In that regard, Han Han’s silence speaks volumes. The closest equivalent to him in China today is perhaps Jiang Yilei, a 29-year-old woman who records and live-streams video blogs under the name Papi Jiang. Her shtick is a fast delivery and digitally-altered high-pitched voice, making fun of everything from regional accents to dating woes. But while she touches on social issues, including gender equality and parental pressure, her topics are not political. Even so, she ran foul of the authorities last April, when China’s top censoring body chided her for her “vulgar language” and took down her videos temporarily. If she is Han Han’s successor, then the gadfly has lost its bite.

The final essay in the collection revisits a previous post and shares the same title — “This Generation” — but is written four years later, in 2012. (English publications of Han Han, it seems, are fated to be perpetually four years behind.) “When I debuted I was the rebel, defying my seniors,” he writes. Now China has new youth icons, and the conversation has changed. Yet Han Han, less relevant but still revered among those his age, is still hopeful for the transformative potential of his peers. “I’m convinced we’re supposed to bear witness to many things,” he closes. “I’m particularly looking forward to the social changes brought along by this generation once it amasses power.”

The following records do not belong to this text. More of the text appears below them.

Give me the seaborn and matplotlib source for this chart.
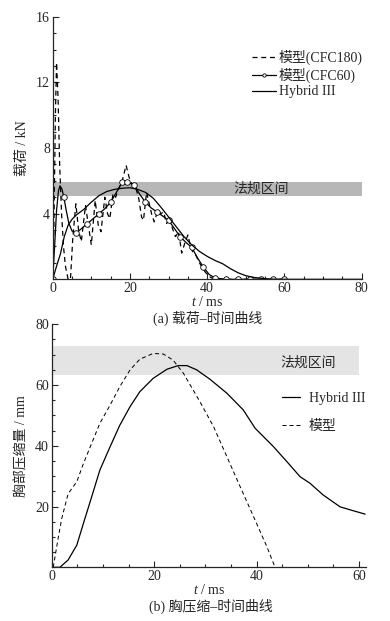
import numpy as np
import seaborn as sns
import matplotlib.pyplot as plt
from matplotlib.ticker import MultipleLocator

# ---- (a) load - time ----
t_cfc180 = [0.0, 0.3, 0.7, 1.0, 1.4, 1.8, 2.3, 2.8, 3.3, 4.0, 4.6, 5.2, 6.0, 6.7, 7.4,
            8.5, 9.3, 10.0, 11.0, 11.8, 12.5, 13.5, 14.2, 14.8, 15.6, 16.3, 17.0, 18.0,
            19.0, 19.8, 20.7, 21.5, 22.3, 23.0, 23.5, 24.3, 25.0, 25.7, 26.3, 27.2, 28.0,
            28.7, 29.5, 30.3, 31.0, 31.8, 32.6, 33.4, 34.2, 35.0, 35.5, 36.2, 37.0, 38.0,
            39.0, 40.0, 41.0, 42.0, 60.0]
f_cfc180 = [0.0, 3.0, 10.0, 13.2, 11.0, 7.0, 4.0, 2.0, 0.8, 0.0, 0.0, 2.5, 4.6, 3.0, 2.3,
            4.5, 3.2, 2.1, 4.8, 3.3, 2.9, 5.0, 4.0, 3.7, 5.2, 5.0, 5.5, 6.0,
            6.95, 6.2, 5.7, 5.6, 4.9, 3.8, 3.6, 5.3, 4.6, 3.9, 3.5, 4.2, 4.0,
            4.1, 3.4, 3.8, 3.1, 2.6, 2.9, 1.6, 2.2, 2.7, 2.2, 1.7, 1.5, 1.0,
            0.6, 0.3, 0.1, 0.0, 0.0]

t_cfc60 = [0.0, 0.5, 1.0, 1.5, 1.9, 2.4, 2.9, 3.5, 4.2, 5.0, 6.0, 7.5, 9.0, 10.5, 12.0,
           13.5, 15.0, 16.5, 18.0, 19.2, 21.0, 22.5, 24.0, 25.5, 27.0, 28.5, 30.0, 31.5,
           33.0, 34.5, 36.0, 37.5, 39.0, 40.5, 42.0, 45.0, 48.0, 51.0, 54.0, 57.0, 60.0]
f_cfc60 = [0.0, 2.0, 4.2, 5.4, 5.7, 5.5, 5.0, 4.2, 3.4, 2.95, 2.8, 3.1, 3.4, 3.7, 4.0,
           4.3, 4.7, 5.3, 5.9, 5.95, 5.75, 5.2, 4.7, 4.35, 4.1, 3.85, 3.6, 3.1,
           2.6, 2.25, 1.95, 1.3, 0.75, 0.3, 0.08, 0.0, 0.0, 0.0, 0.0, 0.0, 0.0]
t_cfc60_marks = [0.0, 2.9, 6.0, 9.0, 12.0, 15.0, 18.0, 19.2, 21.0, 24.0, 27.0, 30.0, 33.0,
                 36.0, 39.0, 42.0, 45.0, 48.0, 51.0, 54.0, 57.0, 60.0]

t_h3_a = [0, 1, 2, 3, 4, 5, 6, 8, 10, 12, 14, 16, 18, 20, 22, 24, 26, 28, 30, 32, 34,
          36, 38, 40, 42, 44, 46, 48, 50, 52, 54, 56, 58, 80]
f_h3_a = [0.0, 0.8, 1.55, 2.6, 3.3, 3.65, 3.9, 4.25, 4.7, 5.1, 5.35, 5.48, 5.55, 5.58,
          5.48, 5.3, 4.95, 4.4, 3.8, 3.2, 2.6, 2.1, 1.7, 1.4, 1.15, 0.95, 0.65, 0.4,
          0.22, 0.12, 0.06, 0.02, 0.0, 0.0]
band_a = (5.1, 5.9)

# ---- (b) chest deflection - time ----
t_h3_b = [0.0, 1.6, 3.2, 4.9, 6.2, 7.8, 9.4, 11.4, 13.3, 15.3, 17.2, 19.8, 22.5, 24.7,
          26.4, 28.3, 30.9, 34.2, 37.4, 39.7, 43.3, 45.9, 48.5, 50.4, 53.0, 56.3, 58.9, 61.2]
d_h3_b = [0.0, 0.0, 2.4, 7.3, 14.5, 23.2, 32.0, 39.7, 46.8, 52.9, 57.8, 62.2, 65.2, 66.4,
          66.4, 65.0, 61.9, 57.3, 51.8, 45.8, 39.7, 34.8, 29.8, 27.7, 23.8, 19.9, 18.6, 17.5]
t_model_b = [0.3, 1.3, 1.95, 3.2, 4.9, 6.2, 7.8, 9.4, 11.4, 13.3, 15.3, 17.2, 19.8, 21.8,
             23.7, 25.7, 27.6, 29.0, 31.6, 34.2, 36.8, 39.4, 42.0, 43.6]
d_model_b = [0.0, 10.0, 16.0, 24.2, 28.2, 34.2, 40.8, 47.4, 53.4, 59.5, 65.0, 68.5, 70.4,
             70.2, 68.2, 63.9, 58.4, 54.3, 46.3, 36.4, 26.5, 16.7, 6.8, 0.0]
band_b = (63.3, 72.9)

sns.set_style("ticks")
plt.rcParams['font.family'] = ['Liberation Serif', 'Noto Sans CJK SC']
plt.rcParams['mathtext.fontset'] = 'custom'
plt.rcParams['mathtext.it'] = 'Liberation Serif:italic'
plt.rcParams['mathtext.rm'] = 'Liberation Serif'
fs = 10

fig = plt.figure(figsize=(3.9, 6.21), dpi=100)
ax1 = fig.add_axes([0.1351, 0.5502, 0.7923, 0.4229])
ax2 = fig.add_axes([0.1326, 0.0865, 0.8051, 0.3913])

lw = 0.9
ax1.axhspan(band_a[0], band_a[1], xmin=0, xmax=1, color='#b7b7b7', lw=0, zorder=0)
sns.lineplot(x=t_cfc180, y=f_cfc180, ax=ax1, color='black', lw=lw, sort=False,
             dashes=False, linestyle=(0, (4, 3)), label='模型(CFC180)')
marks = list(np.where(np.isin(t_cfc60, t_cfc60_marks))[0])
sns.lineplot(x=t_cfc60, y=f_cfc60, ax=ax1, color='black', lw=lw, sort=False,
             marker='o', markevery=marks, markersize=4, markerfacecolor='white',
             markeredgecolor='black', markeredgewidth=0.6, label='模型(CFC60)')
sns.lineplot(x=t_h3_a, y=f_h3_a, ax=ax1, color='black', lw=lw, sort=False,
             label='Hybrid III')
ax1.text(54, 5.48, '法规区间', fontsize=fs, ha='center', va='center')

ax1.set_xlim(0, 80)
ax1.set_ylim(0, 16)
ax1.set_xticks([0, 20, 40, 60, 80])
ax1.set_yticks([4, 8, 12, 16])
ax1.xaxis.set_minor_locator(MultipleLocator(5))
ax1.yaxis.set_minor_locator(MultipleLocator(1))
ax1.set_xlabel('$t$ / ms', fontsize=fs, labelpad=0)
ax1.set_ylabel('载荷 / kN', fontsize=fs, labelpad=5)
ax1.legend(loc='upper left', bbox_to_anchor=(0.644, 0.875), frameon=False, fontsize=fs,
           handlelength=1.75, handletextpad=0.2, labelspacing=0.2, borderpad=0,
           borderaxespad=0, markerscale=0.6)
fig.text(0.532, 1 - 318.5 / 621, '(a) 载荷–时间曲线', fontsize=fs, ha='center', va='center')

ax2.axhspan(band_b[0], band_b[1], xmin=0, xmax=60 / 61.3, color='#e4e4e4', lw=0, zorder=0)
sns.lineplot(x=t_h3_b, y=d_h3_b, ax=ax2, color='black', lw=lw, sort=False,
             label='Hybrid III')
sns.lineplot(x=t_model_b, y=d_model_b, ax=ax2, color='black', lw=lw * 0.8, sort=False,
             linestyle=(0, (4, 3)), label='模型')
ax2.text(50.1, 67.2, '法规区间', fontsize=fs, ha='center', va='center')

ax2.set_xlim(0, 61.3)
ax2.set_ylim(0, 80)
ax2.set_xticks([0, 20, 40, 60])
ax2.set_yticks([20, 40, 60, 80])
ax2.xaxis.set_minor_locator(MultipleLocator(5))
ax2.yaxis.set_minor_locator(MultipleLocator(5))
ax2.set_xlabel('$t$ / ms', fontsize=fs, labelpad=0)
ax2.set_ylabel('胸部压缩量 / mm', fontsize=fs, labelpad=5)
ax2.legend(loc='upper left', bbox_to_anchor=(0.7325, 0.722), frameon=False, fontsize=fs,
           handlelength=1.35, handletextpad=0.6, labelspacing=1.1, borderpad=0,
           borderaxespad=0)
fig.text(0.54, 1 - 606.7 / 621, '(b) 胸压缩–时间曲线', fontsize=fs, ha='center', va='center')

for ax in (ax1, ax2):
    sns.despine(ax=ax)
    ax.tick_params(which='both', direction='in', labelsize=fs, width=0.8, pad=2)
    ax.tick_params(which='major', length=4)
    ax.tick_params(which='minor', length=2)
    for s in ('left', 'bottom'):
        ax.spines[s].set_linewidth(0.9)

fig.savefig('out.png', dpi=100)
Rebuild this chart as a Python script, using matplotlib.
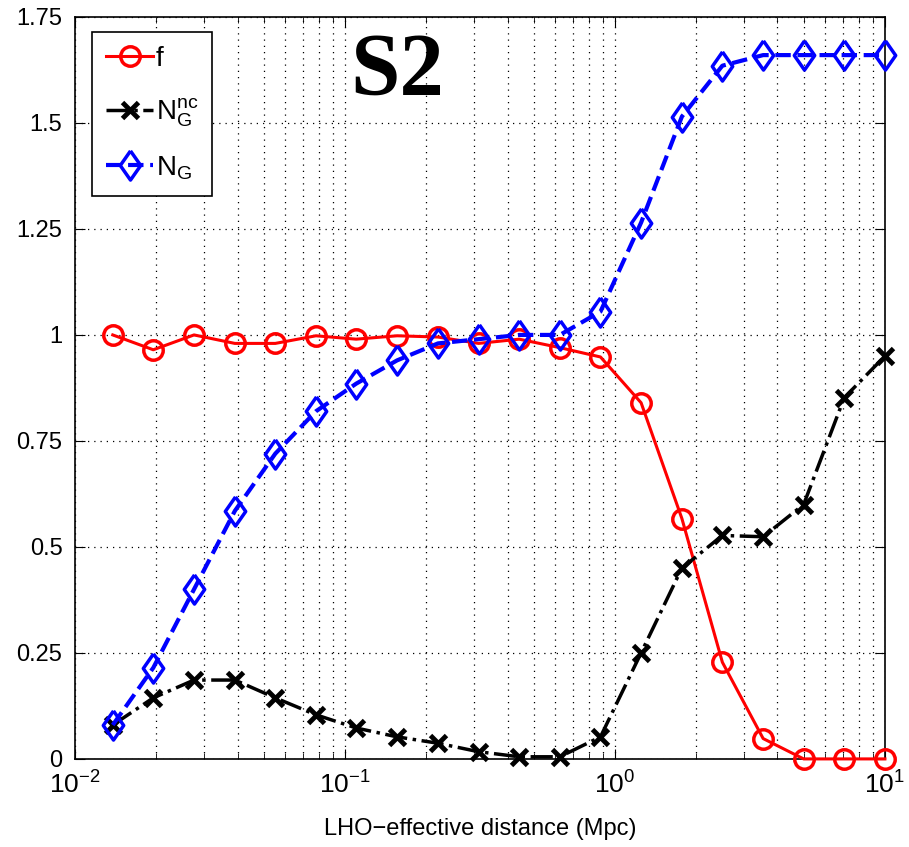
import numpy as np
import matplotlib
matplotlib.use('Agg')
import matplotlib.pyplot as plt

plt.rcParams['font.family'] = ['Liberation Sans', 'DejaVu Sans']
plt.rcParams['mathtext.fontset'] = 'custom'
plt.rcParams['mathtext.rm'] = 'Liberation Sans'
plt.rcParams['mathtext.it'] = 'Liberation Sans'

# LHO-effective distance (Mpc)
dist = [0.0138, 0.0195, 0.0276, 0.0391, 0.0552, 0.0781, 0.110, 0.156, 0.221, 0.3125,
        0.442, 0.625, 0.884, 1.25, 1.77, 2.5, 3.54, 5.0, 7.07, 10.0]

f_vals = [1.0, 0.965, 1.0, 0.98, 0.98, 0.998, 0.99, 0.998, 0.995, 0.98,
          0.99, 0.97, 0.948, 0.84, 0.567, 0.228, 0.048, 0.0, 0.0, 0.0]
ng_nc = [0.08, 0.144, 0.186, 0.186, 0.144, 0.104, 0.073, 0.052, 0.037, 0.017,
         0.005, 0.005, 0.052, 0.25, 0.45, 0.527, 0.524, 0.60, 0.852, 0.95]
ng = [0.08, 0.215, 0.40, 0.585, 0.72, 0.82, 0.885, 0.94, 0.98, 0.99,
      1.0, 1.0, 1.055, 1.265, 1.515, 1.635, 1.66, 1.66, 1.66, 1.66]

yticks = [0, 0.25, 0.5, 0.75, 1, 1.25, 1.5, 1.75]
ytick_labels = ['0', '0.25', '0.5', '0.75', '1', '1.25', '1.5', '1.75']

# matlab-like diamond, a bit taller than wide
diamond = [(0, 1), (0.7, 0), (0, -1), (-0.7, 0), (0, 1)]

fig = plt.figure(figsize=(9.09, 8.47), dpi=100)
ax = fig.add_axes([0.0825, 0.104, 0.891, 0.876])

ax.plot(dist, f_vals, '-', color='red', lw=2.2, marker='o', ms=14,
        mfc='none', mec='red', mew=2.5, label='f', clip_on=False, zorder=3)
ax.plot(dist, ng_nc, '-.', color='black', lw=2.5, marker='x', ms=12,
        mew=3.5, label='$\\mathregular{N_G^{nc}}$', clip_on=False, zorder=3)
ax.plot(dist, ng, '--', color='blue', lw=3, marker=diamond, ms=21,
        mfc='none', mec='blue', mew=2.5, label='$\\mathregular{N_G}$',
        clip_on=False, zorder=3)

ax.set_xscale('log')
ax.set_xlim(1e-2, 1e1)
ax.set_ylim(0, 1.75)
ax.set_yticks(yticks)
ax.set_yticklabels(ytick_labels)

ax.grid(True, which='major', axis='both', color='black', ls=(0, (1, 4)), lw=0.9)
ax.grid(True, which='minor', axis='x', color='black', ls=(0, (1, 4)), lw=0.9)
ax.tick_params(which='both', direction='in', top=True, right=True)
ax.tick_params(axis='y', labelsize=17, pad=9)
ax.tick_params(axis='x', labelsize=19, pad=9)
ax.tick_params(which='major', length=7)
ax.tick_params(which='minor', length=4)
for s in ax.spines.values():
    s.set_linewidth(1.2)

ax.set_xlabel('LHO\u2212effective distance (Mpc)', fontsize=17, labelpad=14)

ax.text(0.34, 0.98, 'S2', transform=ax.transAxes, fontsize=64,
        fontweight='bold', family='Liberation Serif', va='top', ha='left')

leg = ax.legend(loc='upper left', bbox_to_anchor=(0.021, 0.98), fontsize=20,
                fancybox=False, edgecolor='black', framealpha=1,
                handlelength=1.7, handletextpad=0.1, labelspacing=0.9,
                borderpad=0.5, borderaxespad=0)
leg.get_frame().set_linewidth(1.2)

fig.savefig('out.png', dpi=100)
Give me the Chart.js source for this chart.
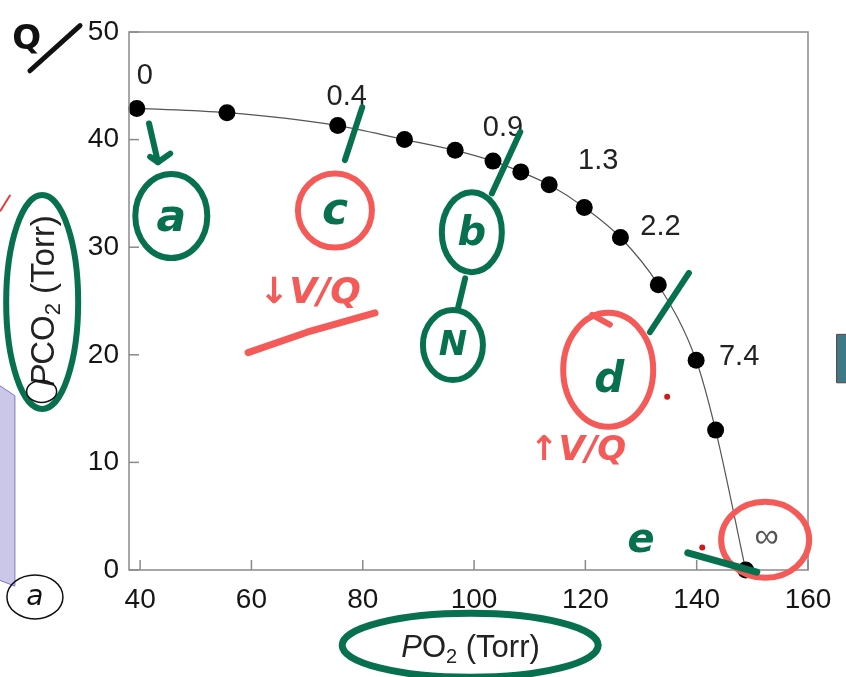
<!DOCTYPE html>
<html>
<head>
<meta charset="utf-8">
<script src="https://cdn.jsdelivr.net/npm/chart.js@4.4.1/dist/chart.umd.min.js"></script>
<style>
  html, body { margin: 0; padding: 0; background: #ffffff; }
  #wrap { width: 846px; height: 677px; }
</style>
</head>
<body>
<div id="wrap"><canvas id="c" width="846" height="677"></canvas></div>
<script>
// O2–CO2 diagram: alveolar PO2 / PCO2 along the ventilation–perfusion line
const po2  = [39.4, 55.6, 75.5, 87.5, 96.6, 103.4, 108.4, 113.5, 119.8, 126.3, 133.1, 139.9, 143.4, 148.8];
const pco2 = [42.9, 42.5, 41.3, 40.0, 39.0, 38.0, 37.0, 35.8, 33.7, 30.9, 26.5, 19.5, 13.0, 0];
// V/Q ratio written beside some of the points
const vqLabels = ['0', null, '0.4', null, null, '0.9', null, '1.3', null, '2.2', null, '7.4', null, '∞'];
const xTicks = [40, 60, 80, 100, 120, 140, 160];
const yTicks = [0, 10, 20, 30, 40, 50];

// pixel offsets of each V/Q label from its point
const labelOffset = { '0': [8, -32], '0.4': [9, -29], '0.9': [10, -33], '1.3': [49, -24], '2.2': [40, -11], '7.4': [43, -3], '∞': [21, -32] };

const GREEN = '#07704f', RED = '#f45b58', BLACK = '#111111';
const FONT = '"Liberation Sans", Arial, sans-serif';

// hand-drawn notes, placed in axis units
const noteStrokes = [
  { pts: [[41.6, 41.5], [43.2, 37.9]], color: GREEN, w: 6 },
  { pts: [[41.8, 38.4], [43.2, 37.9], [45.4, 38.7]], color: GREEN, w: 6 },
  { pts: [[79.9, 43.0], [76.8, 38.1]], color: GREEN, w: 6 },
  { pts: [[59.4, 20.2], [70, 22.1], [82.2, 23.9]], color: RED, w: 7 },
  { pts: [[108.3, 40.7], [103.2, 35.0]], color: GREEN, w: 6 },
  { pts: [[98.4, 27.1], [97.1, 24.3]], color: GREEN, w: 6 },
  { pts: [[138.6, 27.6], [131.6, 22.1]], color: GREEN, w: 6 },
  { pts: [[121.2, 23.7], [124.4, 22.8]], color: RED, w: 6 },
  { pts: [[138.4, 1.6], [150.8, -0.2]], color: GREEN, w: 7 },
  { pts: [[20.2, 46.4], [29.2, 50.6]], color: BLACK, w: 5 },
  { pts: [[14.9, 33.4], [16.6, 34.8]], color: '#e0403c', w: 2 }
];
const noteEllipses = [
  { c: [45.6, 32.9], rx: 36, ry: 42, color: GREEN, w: 6 },
  { c: [75.0, 33.4], rx: 37, ry: 37, color: RED, w: 6 },
  { c: [99.6, 31.4], rx: 30, ry: 40, color: GREEN, w: 6 },
  { c: [96.2, 20.9], rx: 30, ry: 35, color: GREEN, w: 6 },
  { c: [124.1, 18.6], rx: 45, ry: 57, color: RED, w: 6 },
  { c: [152.3, 2.8], rx: 44, ry: 38, color: RED, w: 6 },
  { c: [22.4, 24.9], rx: 36, ry: 107, color: GREEN, w: 6 },
  { c: [99.3, -7.0], rx: 128, ry: 32, color: GREEN, w: 7 },
  { c: [22.3, 16.6], rx: 15, ry: 11, color: BLACK, w: 1.5 },
  { c: [21.1, -2.5], rx: 28, ry: 22, color: BLACK, w: 1.5 }
];
const noteTexts = [
  { t: 'a', at: [45.6, 32.6], color: GREEN, font: 'bold italic 44px "DejaVu Sans"' },
  { t: 'c', at: [75.0, 33.2], color: GREEN, font: 'bold italic 44px "DejaVu Sans"' },
  { t: 'b', at: [99.6, 31.2], color: GREEN, font: 'bold italic 40px "DejaVu Sans"' },
  { t: 'N', at: [96.2, 20.8], color: GREEN, font: 'bold italic 34px "DejaVu Sans"' },
  { t: 'd', at: [124.3, 17.6], color: GREEN, font: 'bold italic 42px "DejaVu Sans"' },
  { t: 'e', at: [130.0, 2.6], color: GREEN, font: 'bold italic 40px "DejaVu Sans"' },
  { t: '↓V/Q', at: [70.5, 25.7], color: RED, font: 'bold italic 36px "DejaVu Sans"' },
  { t: '↑V/Q', at: [118.7, 11.0], color: RED, font: 'bold italic 34px "DejaVu Sans"' },
  { t: 'Q', at: [19.6, 49.2], color: BLACK, font: 'bold 34px "DejaVu Sans"' },
  { t: 'a', at: [21.1, -2.6], color: BLACK, font: 'italic 28px "DejaVu Sans"' }
];
const noteDots = [
  { at: [134.7, 16.1], r: 3, color: '#d11a1a' },
  { at: [141.0, 2.1], r: 3, color: '#d11a1a' }
];
const notePolys = [
  { pts: [[14.0, 17.4], [17.5, 16.2], [17.5, -1.5], [14.0, -0.8]], fill: '#cbc7e8', stroke: '#7f76c2' },
  { pts: [[165.2, 21.9], [167.5, 21.9], [167.5, 17.4], [165.2, 17.4]], fill: '#3b7a86', stroke: '#6b3a40' }
];

const frameAndLabels = {
  id: 'frameAndLabels',
  afterDatasetsDraw(chart) {
    const { ctx, chartArea: a, scales: { x, y } } = chart;
    ctx.save();
    // inward tick marks
    ctx.strokeStyle = '#8a8a8a';
    ctx.lineWidth = 1.5;
    xTicks.forEach(v => {
      const px = x.getPixelForValue(v);
      ctx.beginPath(); ctx.moveTo(px, a.bottom); ctx.lineTo(px, a.bottom - 10); ctx.stroke();
    });
    yTicks.forEach(v => {
      const py = y.getPixelForValue(v);
      ctx.beginPath(); ctx.moveTo(a.left, py); ctx.lineTo(a.left + 10, py); ctx.stroke();
    });
    // plot frame
    ctx.strokeRect(a.left, a.top, a.right - a.left, a.bottom - a.top);
    // V/Q labels
    ctx.textAlign = 'center';
    ctx.textBaseline = 'middle';
    vqLabels.forEach((lab, i) => {
      if (!lab) return;
      const off = labelOffset[lab];
      const inf = lab === '∞';
      ctx.font = (inf ? '34px ' : '29px ') + FONT;
      ctx.fillStyle = inf ? '#555' : '#222';
      ctx.fillText(lab, x.getPixelForValue(po2[i]) + off[0], y.getPixelForValue(pco2[i]) + off[1]);
    });
    ctx.restore();
  },
  afterDraw(chart) {
    const { ctx, chartArea: a, scales: { x, y } } = chart;
    const P = p => [x.getPixelForValue(p[0]), y.getPixelForValue(p[1])];
    ctx.save();

    // axis titles with italic P and subscript 2
    const drawTitle = (parts, cx, cy, rot, size) => {
      ctx.save();
      ctx.translate(cx, cy);
      ctx.rotate(rot);
      ctx.fillStyle = '#222';
      ctx.textBaseline = 'alphabetic';
      ctx.textAlign = 'left';
      const fontOf = s => (s.it ? 'italic ' : '') + Math.round(s.sub ? size * 0.66 : size) + 'px ' + FONT;
      let w = 0;
      parts.forEach(s => { ctx.font = fontOf(s); w += ctx.measureText(s.t).width; });
      let cur = -w / 2;
      parts.forEach(s => {
        ctx.font = fontOf(s);
        ctx.fillText(s.t, cur, s.sub ? size * 0.55 : size * 0.36);
        cur += ctx.measureText(s.t).width;
      });
      ctx.restore();
    };
    drawTitle([{ t: 'P', it: true }, { t: 'O' }, { t: '2', sub: true }, { t: ' (Torr)' }],
      (a.left + a.right) / 2 + 2, a.bottom + 76, 0, 31);
    drawTitle([{ t: 'P', it: true }, { t: 'CO' }, { t: '2', sub: true }, { t: ' (Torr)' }],
      a.left - 87, (a.top + a.bottom) / 2, -Math.PI / 2, 33);

    ctx.lineCap = 'round';
    ctx.lineJoin = 'round';
    notePolys.forEach(p => {
      ctx.beginPath();
      p.pts.map(P).forEach((q, i) => i ? ctx.lineTo(q[0], q[1]) : ctx.moveTo(q[0], q[1]));
      ctx.closePath();
      ctx.fillStyle = p.fill; ctx.fill();
      ctx.strokeStyle = p.stroke; ctx.lineWidth = 1; ctx.stroke();
    });
    noteEllipses.forEach(e => {
      const c = P(e.c);
      ctx.beginPath();
      ctx.ellipse(c[0], c[1], e.rx, e.ry, 0, 0, Math.PI * 2);
      ctx.strokeStyle = e.color; ctx.lineWidth = e.w; ctx.stroke();
    });
    noteStrokes.forEach(s => {
      ctx.beginPath();
      s.pts.map(P).forEach((q, i) => i ? ctx.lineTo(q[0], q[1]) : ctx.moveTo(q[0], q[1]));
      ctx.strokeStyle = s.color; ctx.lineWidth = s.w; ctx.stroke();
    });
    ctx.textAlign = 'center';
    ctx.textBaseline = 'middle';
    noteTexts.forEach(t => {
      const c = P(t.at);
      ctx.font = t.font; ctx.fillStyle = t.color;
      ctx.fillText(t.t, c[0], c[1]);
    });
    noteDots.forEach(d => {
      const c = P(d.at);
      ctx.beginPath(); ctx.arc(c[0], c[1], d.r, 0, Math.PI * 2);
      ctx.fillStyle = d.color; ctx.fill();
    });
    ctx.restore();
  }
};

new Chart(document.getElementById('c'), {
  type: 'scatter',
  data: {
    datasets: [{
      data: po2.map((v, i) => ({ x: v, y: pco2[i] })),
      showLine: true,
      cubicInterpolationMode: 'monotone',
      borderColor: '#555555',
      borderWidth: 1.2,
      pointRadius: 8.5,
      pointBackgroundColor: '#000000',
      pointBorderColor: '#000000',
      pointBorderWidth: 0,
      clip: false
    }]
  },
  options: {
    responsive: false,
    devicePixelRatio: 1,
    animation: false,
    events: [],
    layout: { padding: { left: 0, right: 38, top: 32, bottom: 0 } },
    plugins: { legend: { display: false }, tooltip: { enabled: false } },
    scales: {
      x: {
        type: 'linear', min: 38, max: 160,
        afterBuildTicks: s => { s.ticks = xTicks.map(v => ({ value: v })); },
        afterFit: s => { s.height = 107; },
        grid: { display: false, drawTicks: false },
        border: { display: false },
        ticks: { padding: 13, color: '#151515', font: { family: FONT, size: 28 }, maxRotation: 0 }
      },
      y: {
        type: 'linear', min: 0, max: 50,
        afterBuildTicks: s => { s.ticks = yTicks.map(v => ({ value: v })); },
        afterFit: s => { s.width = 129; },
        grid: { display: false, drawTicks: false },
        border: { display: false },
        ticks: { padding: 10, color: '#151515', font: { family: FONT, size: 28 } }
      }
    }
  },
  plugins: [frameAndLabels]
});
</script>
</body>
</html>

It is China’s youth who have led the vanguard of the nation’s progress, from 1919 to 1989. That legacy can be harder to identify today, given the chilling effect of Tiananmen and more individual priorities for many young people. But Han Han’s generation was the first to grow up in an outward-looking, post-Mao China, and they are shaping its future direction through their different politics and values, even while the country is in a period of political crackdown. We would be well-advised to understand them, and Han Han’s iconoclasm is a good place to start.